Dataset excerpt
■ ■ ■ ■

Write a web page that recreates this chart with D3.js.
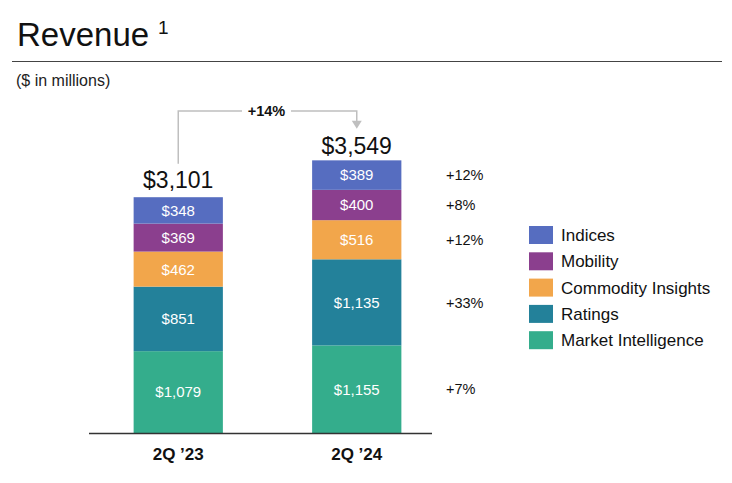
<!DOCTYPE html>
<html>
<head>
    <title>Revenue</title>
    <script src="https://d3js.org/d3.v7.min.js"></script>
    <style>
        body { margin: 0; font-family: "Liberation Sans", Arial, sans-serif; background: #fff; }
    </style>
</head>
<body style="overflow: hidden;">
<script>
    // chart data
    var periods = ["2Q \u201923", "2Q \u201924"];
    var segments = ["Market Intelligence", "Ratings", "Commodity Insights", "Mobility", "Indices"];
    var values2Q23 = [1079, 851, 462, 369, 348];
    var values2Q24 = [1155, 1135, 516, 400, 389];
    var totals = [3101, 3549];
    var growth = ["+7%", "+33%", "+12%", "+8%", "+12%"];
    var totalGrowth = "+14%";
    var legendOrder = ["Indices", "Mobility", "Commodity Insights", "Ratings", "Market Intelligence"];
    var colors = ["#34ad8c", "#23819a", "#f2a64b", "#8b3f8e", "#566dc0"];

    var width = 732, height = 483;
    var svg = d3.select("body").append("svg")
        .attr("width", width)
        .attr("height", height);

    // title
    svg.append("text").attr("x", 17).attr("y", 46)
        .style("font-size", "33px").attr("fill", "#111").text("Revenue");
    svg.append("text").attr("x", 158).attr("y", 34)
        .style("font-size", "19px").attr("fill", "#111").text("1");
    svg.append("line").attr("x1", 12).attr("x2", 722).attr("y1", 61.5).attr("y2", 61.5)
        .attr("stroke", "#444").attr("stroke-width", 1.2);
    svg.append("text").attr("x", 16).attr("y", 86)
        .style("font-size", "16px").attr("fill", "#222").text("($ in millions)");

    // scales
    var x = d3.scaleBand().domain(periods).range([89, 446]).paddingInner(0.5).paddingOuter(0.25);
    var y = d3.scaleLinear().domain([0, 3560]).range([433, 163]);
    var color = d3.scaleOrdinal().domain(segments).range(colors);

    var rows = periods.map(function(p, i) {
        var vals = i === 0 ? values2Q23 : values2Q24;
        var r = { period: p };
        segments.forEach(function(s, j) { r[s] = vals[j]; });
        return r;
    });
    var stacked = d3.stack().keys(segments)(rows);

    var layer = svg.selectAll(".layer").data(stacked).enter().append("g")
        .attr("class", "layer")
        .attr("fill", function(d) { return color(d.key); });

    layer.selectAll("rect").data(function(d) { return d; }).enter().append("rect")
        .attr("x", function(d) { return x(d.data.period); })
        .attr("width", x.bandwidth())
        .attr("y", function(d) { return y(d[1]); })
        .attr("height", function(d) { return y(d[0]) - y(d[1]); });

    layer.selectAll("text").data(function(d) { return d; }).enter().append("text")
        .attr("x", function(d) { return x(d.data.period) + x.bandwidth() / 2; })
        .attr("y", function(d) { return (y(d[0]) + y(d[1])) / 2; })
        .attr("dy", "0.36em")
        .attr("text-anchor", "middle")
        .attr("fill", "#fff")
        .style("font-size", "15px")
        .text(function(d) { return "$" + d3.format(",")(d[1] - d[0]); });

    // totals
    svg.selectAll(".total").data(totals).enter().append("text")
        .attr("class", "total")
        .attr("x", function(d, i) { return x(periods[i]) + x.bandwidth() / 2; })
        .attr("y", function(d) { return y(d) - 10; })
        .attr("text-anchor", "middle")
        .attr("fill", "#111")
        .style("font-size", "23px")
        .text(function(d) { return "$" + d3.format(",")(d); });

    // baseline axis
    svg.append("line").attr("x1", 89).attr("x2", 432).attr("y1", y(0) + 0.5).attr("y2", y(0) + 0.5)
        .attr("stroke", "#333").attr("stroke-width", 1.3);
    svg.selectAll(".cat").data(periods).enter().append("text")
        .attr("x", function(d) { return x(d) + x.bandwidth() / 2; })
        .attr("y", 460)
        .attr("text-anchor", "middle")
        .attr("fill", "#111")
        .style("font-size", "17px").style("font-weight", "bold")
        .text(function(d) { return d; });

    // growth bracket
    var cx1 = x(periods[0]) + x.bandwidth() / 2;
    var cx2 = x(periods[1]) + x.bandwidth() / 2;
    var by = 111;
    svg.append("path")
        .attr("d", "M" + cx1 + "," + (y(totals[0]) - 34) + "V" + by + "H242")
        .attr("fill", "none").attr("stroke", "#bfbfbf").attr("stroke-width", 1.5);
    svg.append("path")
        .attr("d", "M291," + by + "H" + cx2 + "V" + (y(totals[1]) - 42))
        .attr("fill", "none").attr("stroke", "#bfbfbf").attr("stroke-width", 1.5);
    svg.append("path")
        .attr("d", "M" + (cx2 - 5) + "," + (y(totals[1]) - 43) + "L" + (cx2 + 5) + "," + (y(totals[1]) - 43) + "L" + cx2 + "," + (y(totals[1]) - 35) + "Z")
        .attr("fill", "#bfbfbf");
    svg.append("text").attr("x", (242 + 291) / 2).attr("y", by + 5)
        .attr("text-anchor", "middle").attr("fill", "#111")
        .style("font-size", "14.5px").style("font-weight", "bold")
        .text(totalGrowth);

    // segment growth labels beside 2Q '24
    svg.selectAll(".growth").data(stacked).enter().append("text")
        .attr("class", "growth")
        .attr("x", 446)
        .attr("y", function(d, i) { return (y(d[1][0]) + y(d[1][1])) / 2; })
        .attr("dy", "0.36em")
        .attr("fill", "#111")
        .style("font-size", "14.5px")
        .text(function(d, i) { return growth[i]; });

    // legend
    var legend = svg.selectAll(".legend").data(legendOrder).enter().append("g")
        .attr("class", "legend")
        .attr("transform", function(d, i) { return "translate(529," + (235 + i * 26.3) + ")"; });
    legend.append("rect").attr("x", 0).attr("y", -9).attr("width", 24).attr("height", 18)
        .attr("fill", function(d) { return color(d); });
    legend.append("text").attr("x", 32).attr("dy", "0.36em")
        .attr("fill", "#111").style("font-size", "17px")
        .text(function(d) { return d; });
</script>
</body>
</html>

■ ■ ■ ■

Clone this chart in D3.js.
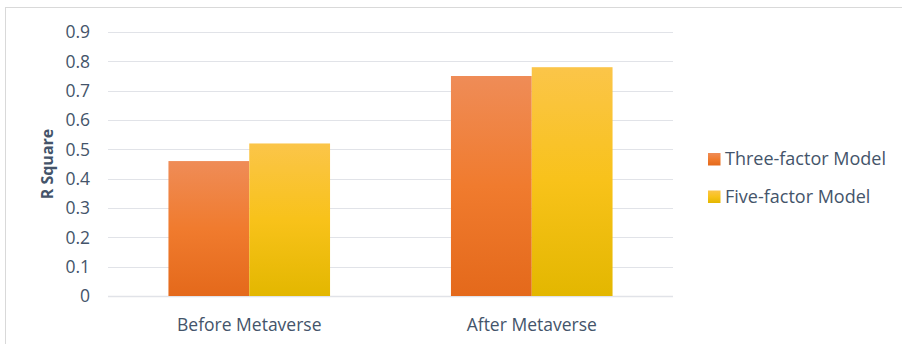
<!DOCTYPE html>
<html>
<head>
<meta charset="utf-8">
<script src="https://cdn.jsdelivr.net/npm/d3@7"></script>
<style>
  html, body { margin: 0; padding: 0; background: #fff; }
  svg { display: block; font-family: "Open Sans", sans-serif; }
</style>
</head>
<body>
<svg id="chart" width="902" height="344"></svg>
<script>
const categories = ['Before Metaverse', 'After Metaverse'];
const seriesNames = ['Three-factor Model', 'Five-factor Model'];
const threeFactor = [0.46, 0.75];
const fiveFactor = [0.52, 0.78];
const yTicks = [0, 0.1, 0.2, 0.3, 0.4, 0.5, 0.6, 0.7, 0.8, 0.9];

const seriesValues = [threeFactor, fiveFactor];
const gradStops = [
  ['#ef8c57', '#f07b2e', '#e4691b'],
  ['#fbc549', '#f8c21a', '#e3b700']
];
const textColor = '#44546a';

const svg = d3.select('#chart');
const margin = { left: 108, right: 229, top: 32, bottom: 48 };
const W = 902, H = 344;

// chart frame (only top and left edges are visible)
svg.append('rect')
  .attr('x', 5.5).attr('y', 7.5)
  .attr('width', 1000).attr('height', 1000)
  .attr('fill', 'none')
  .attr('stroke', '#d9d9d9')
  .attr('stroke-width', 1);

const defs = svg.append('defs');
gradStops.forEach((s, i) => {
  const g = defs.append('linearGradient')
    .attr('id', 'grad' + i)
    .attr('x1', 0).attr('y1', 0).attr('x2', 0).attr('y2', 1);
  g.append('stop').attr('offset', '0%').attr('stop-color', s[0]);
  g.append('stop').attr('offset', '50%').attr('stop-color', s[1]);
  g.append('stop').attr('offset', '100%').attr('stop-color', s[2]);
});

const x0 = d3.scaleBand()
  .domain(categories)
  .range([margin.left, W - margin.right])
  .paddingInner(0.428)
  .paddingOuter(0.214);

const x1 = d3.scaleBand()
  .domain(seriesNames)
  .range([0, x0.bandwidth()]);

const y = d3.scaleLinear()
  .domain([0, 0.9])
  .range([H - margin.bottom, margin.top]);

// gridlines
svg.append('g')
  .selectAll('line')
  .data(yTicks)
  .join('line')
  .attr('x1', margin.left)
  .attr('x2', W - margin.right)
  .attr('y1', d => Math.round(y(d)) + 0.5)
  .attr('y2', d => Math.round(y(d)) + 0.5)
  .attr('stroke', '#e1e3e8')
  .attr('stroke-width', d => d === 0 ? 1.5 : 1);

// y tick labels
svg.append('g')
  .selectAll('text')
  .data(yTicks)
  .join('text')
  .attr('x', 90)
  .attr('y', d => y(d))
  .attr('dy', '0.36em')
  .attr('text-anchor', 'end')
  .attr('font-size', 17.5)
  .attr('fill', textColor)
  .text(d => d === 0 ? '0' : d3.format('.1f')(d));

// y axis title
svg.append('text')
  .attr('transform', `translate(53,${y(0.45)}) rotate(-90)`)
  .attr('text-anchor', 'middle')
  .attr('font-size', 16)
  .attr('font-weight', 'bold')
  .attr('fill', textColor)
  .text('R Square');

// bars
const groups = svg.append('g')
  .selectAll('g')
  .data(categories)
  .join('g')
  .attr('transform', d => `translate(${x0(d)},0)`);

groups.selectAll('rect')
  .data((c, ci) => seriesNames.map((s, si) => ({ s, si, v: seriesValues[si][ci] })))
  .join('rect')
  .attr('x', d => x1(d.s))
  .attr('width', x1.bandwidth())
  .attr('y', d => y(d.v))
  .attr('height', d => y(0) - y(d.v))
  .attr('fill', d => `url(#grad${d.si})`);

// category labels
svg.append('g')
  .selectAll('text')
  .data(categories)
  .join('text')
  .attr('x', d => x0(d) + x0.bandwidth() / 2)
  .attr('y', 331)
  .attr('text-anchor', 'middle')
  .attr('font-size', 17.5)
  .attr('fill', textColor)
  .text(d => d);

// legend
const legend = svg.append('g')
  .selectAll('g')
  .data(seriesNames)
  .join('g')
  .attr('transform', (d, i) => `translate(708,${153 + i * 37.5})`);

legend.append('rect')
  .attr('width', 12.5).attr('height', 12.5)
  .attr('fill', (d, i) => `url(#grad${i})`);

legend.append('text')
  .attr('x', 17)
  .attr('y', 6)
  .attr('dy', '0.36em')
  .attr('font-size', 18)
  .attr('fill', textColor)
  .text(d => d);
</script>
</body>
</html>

■ ■ ■ ■

* [Set problem]:
Identify the lines above with the word "this". Copy them.

* [Answer below]:
Write a web page that recreates this chart with D3.js.
Clone this chart in D3.js.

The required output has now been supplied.